By: John Andrews & Courtney Velasquez

Many folks ask me about our company name, “What is a Collective Bias”?  It’s a great question that transcends not only our company but also a new media industry created by the rise of social platforms. A complete answer requires two viewpoints, one business based and one community based. Courtney Velasquez and I have collaborated on an answer.

Business Answer

In traditional models, media companies curated audiences by demographics in the belief that certain audiences consumed certain types of media.  This is less true today.  We have access to virtually unlimited media sources that we can curate when and where we want.  We are no longer constrained by a media producer’s broadcast schedules or print deadlines. Additionally, other people now produce a tremendous amount of media in the form of Tweets, Pins, Facebook timeline updates, blog posts and YouTube videos.  In this new model, we all build our own channels blending mass and niche media into a personalized view of the world.

Marketers now face a fundamental problem — how to efficiently reach consumers that are no longer aggregated into large, predictable groups. The most prevalent approach to date has been to replicate traditional models and place advertisements against traffic on the web (i.e banner ads).  As eyeballs increasingly move to mobile devices, that model has also transitioned despite survey after survey showing that 80% of people don’t want ads sent to those very personal devices. (Many even sleep with their smartphone under their pillow.)

The most effective ad model so far has been to place simple text ads alongside specific quests for information (search).  This ad content is highly effective because it reaches a consumer with intent deep into the purchase funnel. With every technological evolution we’ve seen, the big media challenge still exists. How do brands and retailers reach consumers all along the path to purchase including the awareness and preference stages key to building brand engagement and loyalty? It’s expensive to just sell a consumer something just one time.

Collective Bias’ approach is to rethink the definition of the advertisement itself.  The best advertisement tells a story.  Think Apple’s 1984 or Nike’s Just Do It. These messages inspired alignment of not only a consumer need but also created a sense of identity for the user.  Quality messaging in today’s world of curated content must achieve the same sense of connection with the customer.  Though a process of reverse-segmentation, where our community chooses content projects that are relevant to them and their followers, we can achieve a high level of authenticity and connection with the end user.  This approach not only creates great social content across many different social channels, it builds long lasting organic search benefits.

The Community Answer

When we started Collective Bias, we knew that social media should play a huge role in the future of shopper marketing. We had a few ideas about it but didn’t really know where they would lead. We started by building a community of experts in the social space (bloggers), and we asked them how they most wanted to work with brands and retailers. Today this community is called Social Fabric®, and there are over 1,400 active social influencers participating in programs today.

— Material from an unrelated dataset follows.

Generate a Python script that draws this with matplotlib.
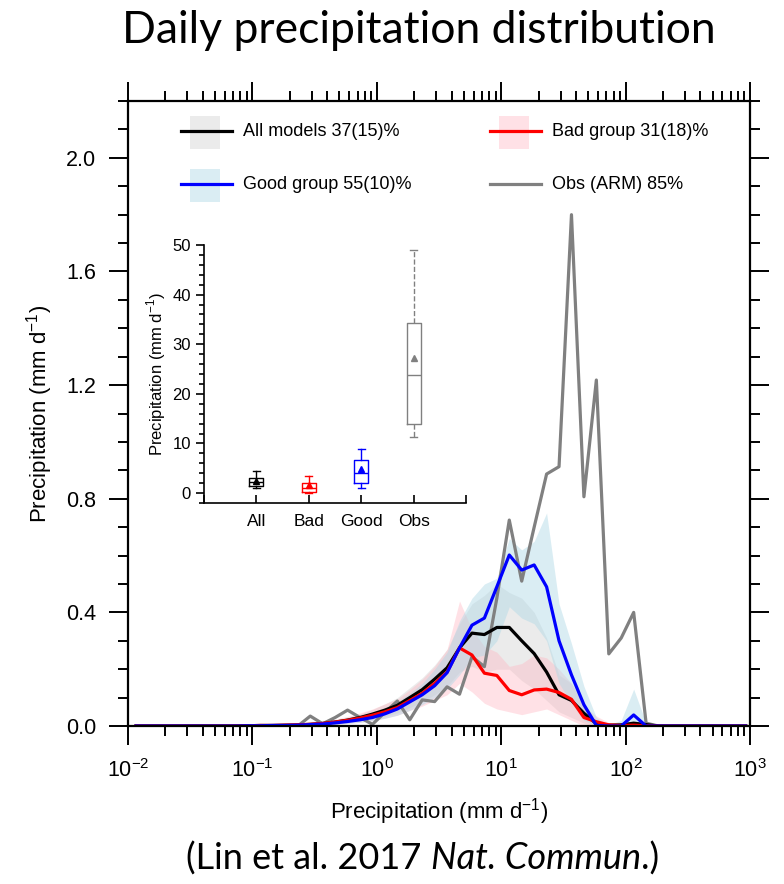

Our founders sat around the office for days trying to think up the perfect name for our company when they realized a fundamental truth. We include community in everything we do because without them we would have no company. We believe in community by community, leading from within. The Social Fabric community named us Collective Bias because they felt through the power of our influential collective we could affect (or bias) in a positive way the experience for all shoppers.

A little over 3 years ago I joined the Social Fabric community. I owned a few blogs and was navigating my way through blogging communities to find a good fit for me. I had goals and objectives, and Social Fabric seemed exactly what I was looking for. It was a closed community where I could meet other bloggers to build my support system and work on projects where I could make money by participating in brand and retail programs.

As a stay-at-home mom, I needed this. I needed support from other women who were also home with their kids. I needed a professional challenge, and I needed to make money to help support my family income. Social Fabric provided everything I needed at that time in my life.

A few months later, the company asked me to lead a client program as a Campaign Leader and I was hooked!

Soon after, I became a Community Manager, a full-time staff member. My dream job just landed in my lap! I could work from home while I took care of my small children, experience increasingly rewarding challenges and contribute to my family’s income. Best of all, I loved every single thing about my job.

In my current role as VP of Community Relations, I manage 5 full-time employees, 10 contractors. We support 1,400 community members doing what they love while creating a new media model. My entire staff is made up of former community members who worked their way up the ladder just like I did. We work every day to support, grow, educate, encourage, motivate and keep the communication open with our community. They are what keeps the Collective Bias alive.